Nearly Everyone Cheats on Android Benchmarks

By Wesley Fenlon

Samsung, HTC, LG, Asus--they're all detecting when certain benchmarks are running and messing with CPU or GPU performance.

With the Galaxy S 4, and now the Galaxy Note 3, Samsung has been caught cheating on benchmarks. Perhaps cheating is a strong word, but investigations discovered that Samsung's devices detected when benchmarks were being run and raised their thermal GPU limits and CPU voltages to the max to deliver the best possible performance immediately. The Galaxy S 4 and Galaxy Note 3 were turning in performance numbers they were capable of attaining, then--the scores weren't a complete lie. But were they reflective of real-world performance? Not at all.

Anandtech investigated Samsung's benchmark scores back in July, and now they're taking another look thanks to the Galaxy Note 3. Turns out, Samsung isn't the only company that tries to make Android devices look better on benchmark scores than they perform in real use. Just about everyone does it.

Nexus devices don't cheat in 3DMark, but almost everyone else does.

"With the exception of Apple and Motorola, literally every single OEM we’ve worked with ships (or has shipped) at least one device that runs this silly CPU optimization," writes Anandtech. On a large table of mobile devices and benchmarks, Asus, HTC, and Samsung all have devices that cheat on certain benchmarks. Amusingly, they don't cheat on all of the benchmarks--just certain ones. That differs from device to device. The Galaxy Note 3 is the worst perpetrator, cheating on 6/7 benchmarks Anandtech tested.

Interestingly, even Samsung's Galaxy Tab 3, which runs on an Intel Atom processor, exhibits this behavior. "I know internally Intel is quite opposed to the practice (as I’m assuming Qualcomm is as well), making this an OEM level decision and not something advocated by the chip makers (although none of them publicly chastise partners for engaging in the activity...)," Anandtech writes.

Almost everyone is cheating on the CPU tests by detecting when benchmarks are being run.

CPU and GPU benchmarks see different forms of cheating. Almost everyone is cheating on the CPU tests by detecting when benchmarks are being run; ironically, this means almost every device is seeing an equal small bump to its performance numbers. "The hilarious part of all of this is we’re still talking about small gains in performance," writes Anandtech. "The impact on our CPU tests is 0 - 5%, and somewhere south of 10% on our GPU benchmarks as far as we can tell. I can't stress enough that it would be far less painful for the OEMs to just stop this nonsense and instead demand better performance/power efficiency from their silicon vendors."
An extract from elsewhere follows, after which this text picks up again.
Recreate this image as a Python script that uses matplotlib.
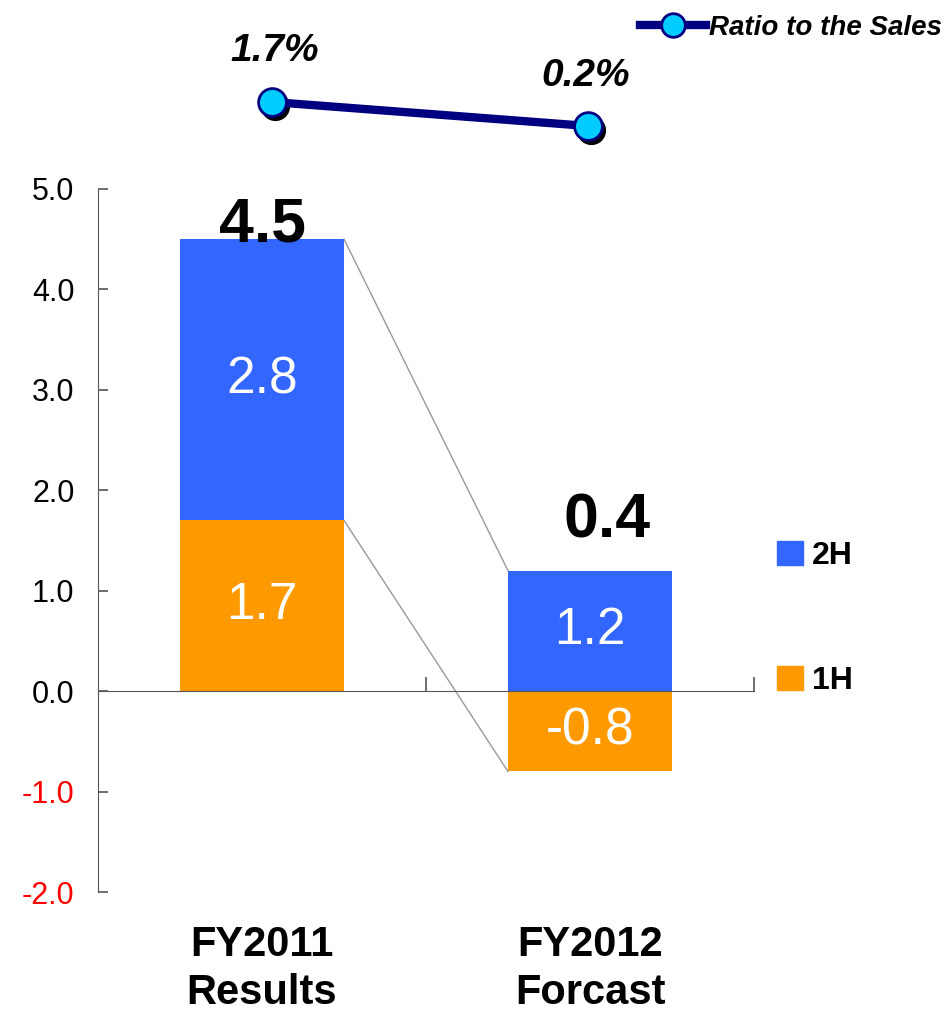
import matplotlib
matplotlib.use("Agg")
import matplotlib.pyplot as plt
from matplotlib.patches import Patch
from matplotlib.lines import Line2D
import matplotlib.transforms as mtransforms

plt.rcParams['font.family'] = ['Liberation Sans', 'DejaVu Sans']
plt.rcParams['axes.unicode_minus'] = False

categories = ["FY2011\nResults", "FY2012\nForcast"]
first_half = [1.7, -0.8]
second_half = [2.8, 1.2]
totals_label = ["4.5", "0.4"]
ratio = [1.7, 0.2]
ratio_labels = ["1.7%", "0.2%"]
yticks = [-2.0, -1.0, 0.0, 1.0, 2.0, 3.0, 4.0, 5.0]

c_2h = "#3366FF"
c_1h = "#FF9900"

W, H = 944, 1011
fig = plt.figure(figsize=(W / 100, H / 100), dpi=100)

def fx(px):
    return px / W

def fy(px):
    return 1 - px / H

ax = fig.add_axes([fx(98), fy(892), fx(754) - fx(98), fy(189) - fy(892)])
x = list(range(len(categories)))
bw = 0.5

bottoms_2h = [v if v > 0 else 0 for v in first_half]
ax.bar(x, first_half, width=bw, color=c_1h, zorder=2)
ax.bar(x, second_half, width=bw, bottom=bottoms_2h, color=c_2h, zorder=2)

# connector lines
tops = [b + s for b, s in zip(bottoms_2h, second_half)]
ax.plot([x[0] + bw / 2, x[1] - bw / 2], [tops[0], tops[1]], color="#999999", lw=1, zorder=1)
ax.plot([x[0] + bw / 2, x[1] - bw / 2], [first_half[0], first_half[1]], color="#999999", lw=1, zorder=1)

# segment labels
for i in x:
    ax.text(i, first_half[i] / 2, f"{first_half[i]:.1f}", ha="center", va="center",
            color="white", fontsize=37, zorder=3)
    ax.text(i, bottoms_2h[i] + second_half[i] / 2, f"{second_half[i]:.1f}", ha="center",
            va="center", color="white", fontsize=37, zorder=3)

# total labels
total_offsets = [(0, 10), (12, 36)]
for i in x:
    ax.annotate(totals_label[i], (i, tops[i]), xytext=total_offsets[i], textcoords="offset points",
                ha="center", va="center", fontsize=45, fontweight="bold", zorder=4,
                annotation_clip=False)

ax.set_xlim(-0.5, 1.5)
ax.set_ylim(-2.0, 5.0)
ax.set_yticks(yticks)
ax.set_yticklabels([f"{t:.1f}" for t in yticks], fontsize=22)
for lbl, t in zip(ax.get_yticklabels(), yticks):
    if t < 0:
        lbl.set_color("red")
ax.tick_params(axis="y", direction="in", length=7, width=1.2, color="#555555", pad=17)
ax.spines["top"].set_visible(False)
ax.spines["right"].set_visible(False)
ax.spines["left"].set_color("#555555")
ax.spines["bottom"].set_color("#555555")
ax.spines["bottom"].set_position(("data", 0))
ax.set_xticks([0.5, 1.5])
ax.set_xticklabels([])
ax.tick_params(axis="x", direction="in", length=10, width=1.2, color="#555555")

# category labels
trans = mtransforms.blended_transform_factory(ax.transData, fig.transFigure)
for i, c in enumerate(categories):
    fig.text(0, 0, c, transform=trans, ha="center", va="center", fontsize=30,
             fontweight="bold", linespacing=1.25).set_position((i, fy(969)))

# legend for halves
leg = fig.legend(handles=[Patch(color=c_2h, label="2H"), Patch(color=c_1h, label="1H")],
                 loc="upper left", bbox_to_anchor=(fx(777), fy(541)), frameon=False,
                 fontsize=23, handlelength=0.8, handleheight=0.8, handletextpad=0.3,
                 labelspacing=2.95, borderpad=0, borderaxespad=0)
for t in leg.get_texts():
    t.set_fontweight("bold")

# ratio line axes
ax2 = fig.add_axes([fx(98), fy(150), fx(754) - fx(98), fy(50) - fy(150)])
ax2.set_xlim(-0.5506, 1.525)
ax2.set_ylim(-1.3, 4.95)
ax2.axis("off")
shadow = mtransforms.offset_copy(ax2.transData, fig=fig, x=3, y=-4, units="dots")
ax2.plot(x, ratio, "o", ms=20, color="black", transform=shadow, zorder=2, clip_on=False)
ax2.plot(x, ratio, "-", color="#000080", lw=6, zorder=3, clip_on=False)
ax2.plot(x, ratio, "o", ms=20, mfc="#00CCFF", mec="#000080", mew=2, zorder=4, clip_on=False)
lab_off = [(2, 37), (-2, 36)]
for i in x:
    ax2.annotate(ratio_labels[i], (x[i], ratio[i]), xytext=lab_off[i], textcoords="offset points",
                 ha="center", va="center", fontsize=28, fontweight="bold", fontstyle="italic",
                 annotation_clip=False)

h = Line2D([], [], color="#000080", lw=6, marker="o", ms=17, mfc="#00CCFF", mec="#000080", mew=2)
leg2 = fig.legend(handles=[h], labels=["Ratio to the Sales"], loc="center right",
                  bbox_to_anchor=(fx(942), fy(28)), frameon=False, fontsize=20,
                  handlelength=2.4, handletextpad=0.1, borderpad=0, borderaxespad=0)
for t in leg2.get_texts():
    t.set_fontweight("bold")
    t.set_fontstyle("italic")

fig.savefig("out.png", dpi=100)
On the GPU side, Anandtech points specifically to Samsung and HTC for detecting when a benchmark is being run and fudging performance. The only solution, for now, is continuously evolving benchmarks to prevent the OEMs from cheating. Thankfully, most of the tests Anandtech performs aren't affected by the benchmark trickery. And a big part of defeating benchmark detection will be renaming the tests to make them more difficult to detect.

Anandtech writes that "We’ve been working with all of the benchmark vendors to try and stay one step ahead of the optimizations as much as possible. [GFX/GLBench] is working on some neat stuff internally, and we’ve always had a great relationship with all of the other vendors - many of whom are up in arms about this whole thing and have been working on ways to defeat it long before now. There’s also a tremendous amount of pressure the silicon vendors can put on their partners (although not quite as much as in the PC space, yet), not to mention Google could try to flex its muscle here as well. The best we can do is continue to keep our test suite a moving target, avoid using benchmarks that are very easily gamed and mostly meaningless, continue to work with the OEMs in trying to get them to stop (though tough for the international ones) and work with the benchmark vendors to defeat optimizations as they are discovered. We're presently doing all of these things and we have no plans to stop. Literally all of our benchmarks have either been renamed or are in the process of being renamed to non-public names in order to ensure simple app detects don't do anything going forward."

Anandtech's article offers more detail on the CPU and GPU optimizations, including a boatload of charts and graphs. For now, if you want to buy an Android device and don't want to support this benchmark business--well, you'll probably want a Nexus.